Polo 101

Polo 101 will be outlining some brief basics to the fascinating game of polo:

Overview of the game of Polo

  • Polo is like hockey on horseback. The team with most goals scored wins.
  • An average Polo field is 300 x 160 yards. The equivalent of 8 soccer fields.
  • The goal is 8 yards wide and the ball can go as high as you like as long as it is deemed between the posts.
  • The game is divided into 6 or 7-minute periods called chukkas. A typical match length is the USA is 6 chukkas, in UK its more generally 4 chukkas except for high goal matches. Three minutes are usually given between chukkas and 10 minutes at half time.
  • Two teams play each other and there are 4 players per team.
  • A team is numbered from 1 to 4: #1 and #2 are the forwards; #3 is the pivot position (usually the best player in the team), and #4, or Back and main defender.
  • Each player has a handicap from -2 to 10 (10 being the best) and the team’s handicap is the sum of all 4 players’ individual handicaps.
  • There are usually 2 mounted umpires on the field and a “third man” on the sideline. This format changes a bit depending on the level of the tournament.

Basics of the Game

  • The game begins with a throw-in where the umpire rolls the ball between the two teams who line up opposite each other.
  • Generally, teams change ends after each goal is scored (except in Arena Polo and also some countries have now changed this to throwing in only at the start of every chukka).  Either way, this can sometimes be confusing for the players as well as the spectators!
  • You have to hit the ball with a mallet using the long side of the head of the mallet, not the end like in croquet.
  • You have to hold the mallet with your right hand, regardless if you are left-handed or not.
  • The ball can be hit on either side of the pony

Basic Rules:

  • The main rule in polo concerns the “line of the ball”: an imaginary path the ball travels on.
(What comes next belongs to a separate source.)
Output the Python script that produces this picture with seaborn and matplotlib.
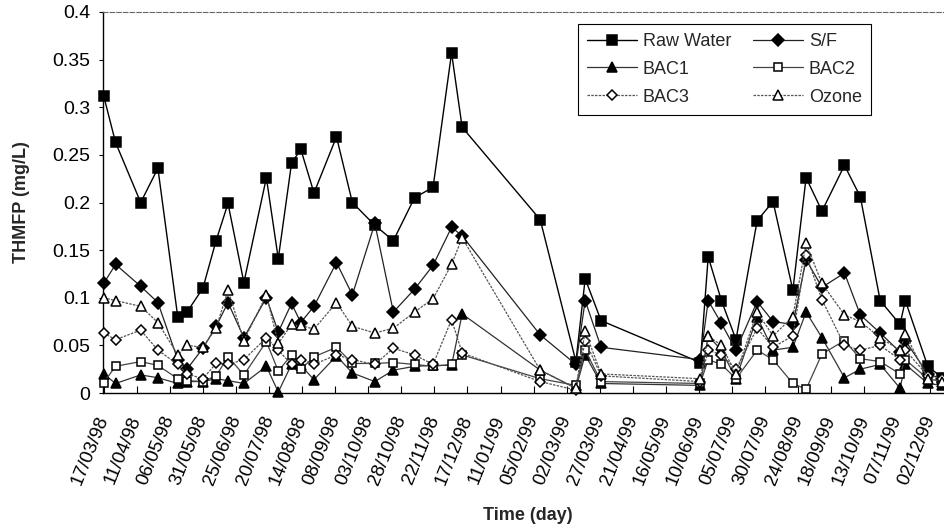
import matplotlib
matplotlib.use("Agg")
import matplotlib.pyplot as plt
import seaborn as sns
import pandas as pd
import numpy as np
from matplotlib.ticker import FuncFormatter

sample_dates = ["17/03/98", "26/03/98", "14/04/98", "27/04/98", "12/05/98", "19/05/98",
                "31/05/98", "10/06/98", "19/06/98", "01/07/98", "18/07/98", "27/07/98",
                "06/08/98", "13/08/98", "23/08/98", "09/09/98", "21/09/98", "08/10/98",
                "22/10/98", "07/11/98", "21/11/98", "05/12/98", "13/12/98", "10/02/99",
                "09/03/99", "16/03/99", "28/03/99", "11/06/99", "17/06/99", "27/06/99",
                "08/07/99", "24/07/99", "05/08/99", "20/08/99", "30/08/99", "11/09/99",
                "28/09/99", "10/10/99", "25/10/99", "09/11/99", "13/11/99", "30/11/99",
                "11/12/99"]

raw_water = [0.312, 0.263, 0.200, 0.236, 0.080, 0.085, 0.110, 0.160, 0.199, 0.116,
             0.226, 0.141, 0.241, 0.256, 0.210, 0.269, 0.200, 0.176, 0.160, 0.205,
             0.216, 0.357, 0.279, 0.182, 0.033, 0.120, 0.076, 0.032, 0.143, 0.097,
             0.056, 0.181, 0.201, 0.108, 0.226, 0.191, 0.239, 0.206, 0.097, 0.072,
             0.097, 0.028, 0.016]
sf = [0.115, 0.135, 0.112, 0.095, 0.035, 0.025, 0.047, 0.070, 0.095, 0.058,
      0.100, 0.064, 0.094, 0.074, 0.091, 0.137, 0.103, 0.178, 0.085, 0.109,
      0.134, 0.174, 0.165, 0.061, 0.030, 0.097, 0.048, 0.035, 0.097, 0.073,
      0.045, 0.096, 0.075, 0.072, 0.140, 0.111, 0.126, 0.082, 0.063, 0.043,
      0.055, 0.020, 0.015]
bac1 = [0.020, 0.010, 0.019, 0.016, 0.010, 0.012, 0.012, 0.015, 0.013, 0.010,
        0.028, 0.001, 0.030, 0.029, 0.014, 0.039, 0.021, 0.012, 0.024, 0.028,
        0.029, 0.029, 0.083, 0.024, 0.005, 0.040, 0.010, 0.008, 0.060, 0.045,
        0.015, 0.080, 0.045, 0.048, 0.085, 0.058, 0.016, 0.025, 0.030, 0.005,
        0.030, 0.010, 0.008]
bac2 = [0.011, 0.028, 0.033, 0.029, 0.015, 0.013, 0.012, 0.018, 0.038, 0.019,
        0.054, 0.023, 0.040, 0.025, 0.038, 0.048, 0.031, 0.031, 0.032, 0.030,
        0.028, 0.030, 0.040, 0.015, 0.008, 0.045, 0.012, 0.010, 0.035, 0.030,
        0.015, 0.045, 0.035, 0.010, 0.004, 0.041, 0.055, 0.036, 0.033, 0.020,
        0.035, 0.015, 0.012]
bac3 = [0.063, 0.056, 0.066, 0.045, 0.030, 0.020, 0.015, 0.031, 0.030, 0.035,
        0.058, 0.045, 0.030, 0.035, 0.030, 0.040, 0.035, 0.030, 0.047, 0.040,
        0.030, 0.077, 0.042, 0.012, 0.003, 0.055, 0.018, 0.012, 0.045, 0.040,
        0.025, 0.068, 0.048, 0.060, 0.145, 0.098, 0.050, 0.045, 0.050, 0.035,
        0.045, 0.018, 0.015]
ozone = [0.100, 0.097, 0.091, 0.074, 0.040, 0.050, 0.048, 0.068, 0.108, 0.055,
         0.103, 0.052, 0.072, 0.071, 0.067, 0.095, 0.070, 0.063, 0.068, 0.085,
         0.099, 0.135, 0.163, 0.024, 0.005, 0.065, 0.020, 0.015, 0.060, 0.050,
         0.020, 0.085, 0.060, 0.080, 0.157, 0.115, 0.082, 0.075, 0.058, 0.045,
         0.062, 0.015, 0.012]

tick_labels = ["17/03/98", "11/04/98", "06/05/98", "31/05/98", "25/06/98", "20/07/98",
               "14/08/98", "08/09/98", "03/10/98", "28/10/98", "22/11/98", "17/12/98",
               "11/01/99", "05/02/99", "02/03/99", "27/03/99", "21/04/99", "16/05/99",
               "10/06/99", "05/07/99", "30/07/99", "24/08/99", "18/09/99", "13/10/99",
               "07/11/99", "02/12/99"]
y_ticks = [0, 0.05, 0.1, 0.15, 0.2, 0.25, 0.3, 0.35, 0.4]

sns.set_theme(style="white")
plt.rcParams["font.family"] = ["Liberation Sans", "DejaVu Sans"]

df = pd.DataFrame({
    "date": pd.to_datetime(sample_dates, format="%d/%m/%y"),
    "Raw Water": raw_water, "S/F": sf, "BAC1": bac1,
    "BAC2": bac2, "BAC3": bac3, "Ozone": ozone,
})

fig = plt.figure(figsize=(9.45, 5.32), dpi=100)
ax = fig.add_axes([103 / 945, 1 - 393 / 532, (945 - 103) / 945, (393 - 12) / 532])

styles = {
    "Raw Water": dict(marker="s", ms=7.5, mfc="black", color="black", lw=1.0, ls="-"),
    "S/F":       dict(marker="D", ms=6.0, mfc="black", color="#222222", lw=0.9, ls="-"),
    "BAC1":      dict(marker="^", ms=7.0, mfc="black", color="#333333", lw=0.9, ls="-"),
    "BAC2":      dict(marker="s", ms=6.0, mfc="white", color="#444444", lw=0.9, ls="-"),
    "BAC3":      dict(marker="D", ms=5.5, mfc="white", color="#555555", lw=0.9, ls=(0, (2, 1))),
    "Ozone":     dict(marker="^", ms=7.0, mfc="white", color="#555555", lw=0.9, ls=(0, (2, 1))),
}

handles = {}
for name, st in styles.items():
    sns.lineplot(data=df, x="date", y=name, ax=ax, errorbar=None, label=name,
                 marker=st["marker"], markersize=st["ms"], markerfacecolor=st["mfc"],
                 markeredgecolor="black", markeredgewidth=1.1, color=st["color"],
                 linewidth=st["lw"], linestyle=st["ls"], clip_on=False, zorder=3)
    handles[name] = ax.get_lines()[-1]

start = pd.Timestamp("1998-03-17")
ax.set_xlim(start - pd.Timedelta(days=0.5), start + pd.Timedelta(days=636))
ax.set_ylim(0, 0.4)

tick_pos = pd.to_datetime(tick_labels, format="%d/%m/%y")
ax.set_xticks(tick_pos)
ax.set_xticklabels(tick_labels, rotation=68, ha="right", va="center",
                   rotation_mode="anchor", fontsize=13.5)
ax.set_yticks(y_ticks)
ax.yaxis.set_major_formatter(FuncFormatter(lambda v, p: f"{v:g}"))
ax.tick_params(axis="y", labelsize=14, direction="out", length=3, width=0.8,
               left=True, colors="black", pad=6)
ax.tick_params(axis="x", direction="in", length=5, width=0.8, bottom=True,
               colors="black", pad=17)

for s in ["left", "bottom"]:
    ax.spines[s].set_color("black")
    ax.spines[s].set_linewidth(1.0)
ax.spines["top"].set_color("#666666")
ax.spines["top"].set_linewidth(0.8)
ax.spines["top"].set_linestyle((0, (4, 2)))
ax.spines["right"].set_visible(False)

ax.set_xlabel("Time (day)", fontsize=13, fontweight="bold")
ax.set_ylabel("THMFP (mg/L)", fontsize=13, fontweight="bold")
ax.xaxis.set_label_coords(0.505, -0.298)
ax.yaxis.set_label_coords(-0.087, 0.5)

order = ["Raw Water", "BAC1", "BAC3", "S/F", "BAC2", "Ozone"]
leg = ax.legend([handles[n] for n in order], order, ncol=2, loc="upper left",
                bbox_to_anchor=(0.564, 0.969), borderaxespad=0, fontsize=13,
                frameon=True, fancybox=False, framealpha=1, edgecolor="black",
                handlelength=2.8, columnspacing=1.2, labelspacing=0.6,
                handletextpad=0.3, borderpad=0.5)
leg.get_frame().set_linewidth(0.8)

fig.savefig("out.png", dpi=100)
This line governs the right of way, a bit like the white line down the middle of the road.
  • Crossing: Any play who crosses the player who has the right of way when it is considered to be dangerous or causes a player to slow up, commits a foul.
  • You can hook an opposing players stick to prevent him from hitting the ball.
  • You can “ride-off” or “bump” another player to move him over the right of way and gain possession.
  • When fouls are made, penalties are given by having a free hit at the ball with opponents no closer than 30 yards away. These penalties are called by the number of yards they are from the goal. So there is a 30 yarder, a 40 yarder and a 60 yarder marked by spots and white lines or a spot hit where the foul occurred. All depending on placement and severity.